**TASK REQUIREMENTS**. Each line below must be set down exactly; omit any image you find.
::: SOURCE MATERIAL
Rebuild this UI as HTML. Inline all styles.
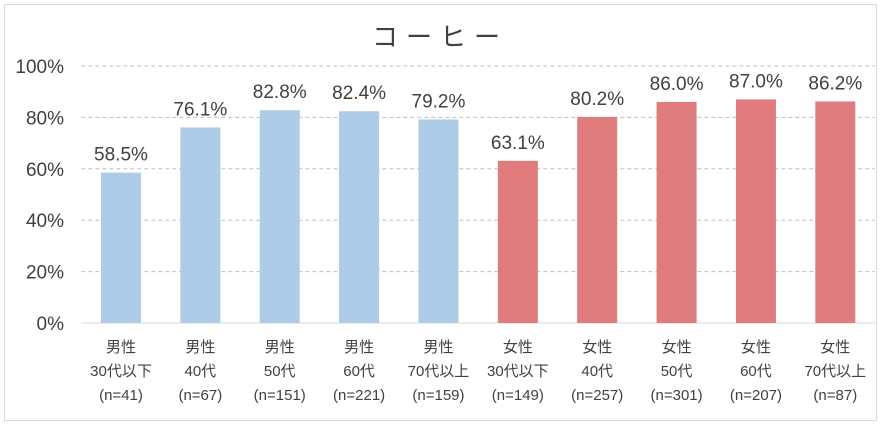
<!DOCTYPE html>
<html><head><meta charset="utf-8">
<style>
body{margin:0;background:#fff;}
svg text{font-family:"Liberation Sans","Noto Sans CJK JP",sans-serif;fill:#404040;}
</style></head>
<body>
<svg id="chart" width="883" height="429" xmlns="http://www.w3.org/2000/svg">
<rect x="4.5" y="4.5" width="872" height="416" fill="#fff" stroke="#d9d9d9"/>
<text x="440" y="46" font-size="26" text-anchor="middle" letter-spacing="8">コーヒー</text>
<g id="grid"></g><g id="bars"></g><g id="labels"></g>
</svg>
<script>
const genders = ["男性","男性","男性","男性","男性","女性","女性","女性","女性","女性"];
const ages = ["30代以下","40代","50代","60代","70代以上","30代以下","40代","50代","60代","70代以上"];
const counts = ["(n=41)","(n=67)","(n=151)","(n=221)","(n=159)","(n=149)","(n=257)","(n=301)","(n=207)","(n=87)"];
const values = [58.5,76.1,82.8,82.4,79.2,63.1,80.2,86.0,87.0,86.2];
const ticks = [0,20,40,60,80,100];
const ns="http://www.w3.org/2000/svg";
const x0=81.3, x1=875, y0=323, y1=66;
const bw=(x1-x0)/values.length;
const y=v=>y0-(v/100)*(y0-y1);
const cx=i=>x0+bw*(i+0.5);
function mk(t,a,p){const e=document.createElementNS(ns,t);for(const k in a)e.setAttribute(k,a[k]);(p||document.getElementById('chart')).appendChild(e);return e;}
const grid=document.getElementById('grid'),bars=document.getElementById('bars'),labels=document.getElementById('labels');
ticks.forEach(t=>{
  if(t>0){const l=mk('line',{x1:x0,x2:x1,y1:y(t),y2:y(t),stroke:'#bfbfbf','stroke-dasharray':'4,3'},grid);
  
  }
  const tx=mk('text',{x:64,y:y(t)+7,'font-size':19,'text-anchor':'end'},grid);tx.textContent=t+'%';
  
  
});
const ax=mk('line',{x1:x0,x2:x1,y1:y0,y2:y0,stroke:'#d9d9d9'},grid);


values.forEach((v,i)=>{
  const r=mk('rect',{x:cx(i)-20,y:y(v),width:40,height:y0-y(v),fill:i<5?'#aecbe8':'#e07c7e'},bars);
  
  
  const t=mk('text',{x:cx(i),y:y(v)-12,'font-size':19,'text-anchor':'middle'},labels);t.textContent=v.toFixed(1)+'%';
  
  
  [genders[i],ages[i],counts[i]].forEach((s,j)=>{
    const c=mk('text',{x:cx(i),y:352+j*24,'font-size':15,'text-anchor':'middle'},labels);c.textContent=s;
    
    
  });
});
</script>
</body></html>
::::::
**FULL SOLUTION**.
Rebuild this UI as HTML. Inline all styles.
<!DOCTYPE html>
<html><head><meta charset="utf-8">
<style>
body{margin:0;background:#fff;}
svg text{font-family:"Liberation Sans","Noto Sans CJK JP",sans-serif;fill:#404040;}
</style></head>
<body>
<svg id="chart" width="883" height="429" xmlns="http://www.w3.org/2000/svg">
<rect x="4.5" y="4.5" width="872" height="416" fill="#fff" stroke="#d9d9d9"/>
<text x="440" y="46" font-size="26" text-anchor="middle" letter-spacing="8">コーヒー</text>
<g id="grid"></g><g id="bars"></g><g id="labels"></g>
</svg>
<script>
const genders = ["男性","男性","男性","男性","男性","女性","女性","女性","女性","女性"];
const ages = ["30代以下","40代","50代","60代","70代以上","30代以下","40代","50代","60代","70代以上"];
const counts = ["(n=41)","(n=67)","(n=151)","(n=221)","(n=159)","(n=149)","(n=257)","(n=301)","(n=207)","(n=87)"];
const values = [58.5,76.1,82.8,82.4,79.2,63.1,80.2,86.0,87.0,86.2];
const ticks = [0,20,40,60,80,100];
const ns="http://www.w3.org/2000/svg";
const x0=81.3, x1=875, y0=323, y1=66;
const bw=(x1-x0)/values.length;
const y=v=>y0-(v/100)*(y0-y1);
const cx=i=>x0+bw*(i+0.5);
function mk(t,a,p){const e=document.createElementNS(ns,t);for(const k in a)e.setAttribute(k,a[k]);(p||document.getElementById('chart')).appendChild(e);return e;}
const grid=document.getElementById('grid'),bars=document.getElementById('bars'),labels=document.getElementById('labels');
ticks.forEach(t=>{
  if(t>0){const l=mk('line',{x1:x0,x2:x1,y1:y(t),y2:y(t),stroke:'#bfbfbf','stroke-dasharray':'4,3'},grid);
  
  }
  const tx=mk('text',{x:64,y:y(t)+7,'font-size':19,'text-anchor':'end'},grid);tx.textContent=t+'%';
  
  
});
const ax=mk('line',{x1:x0,x2:x1,y1:y0,y2:y0,stroke:'#d9d9d9'},grid);


values.forEach((v,i)=>{
  const r=mk('rect',{x:cx(i)-20,y:y(v),width:40,height:y0-y(v),fill:i<5?'#aecbe8':'#e07c7e'},bars);
  
  
  const t=mk('text',{x:cx(i),y:y(v)-12,'font-size':19,'text-anchor':'middle'},labels);t.textContent=v.toFixed(1)+'%';
  
  
  [genders[i],ages[i],counts[i]].forEach((s,j)=>{
    const c=mk('text',{x:cx(i),y:352+j*24,'font-size':15,'text-anchor':'middle'},labels);c.textContent=s;
    
    
  });
});
</script>
</body></html>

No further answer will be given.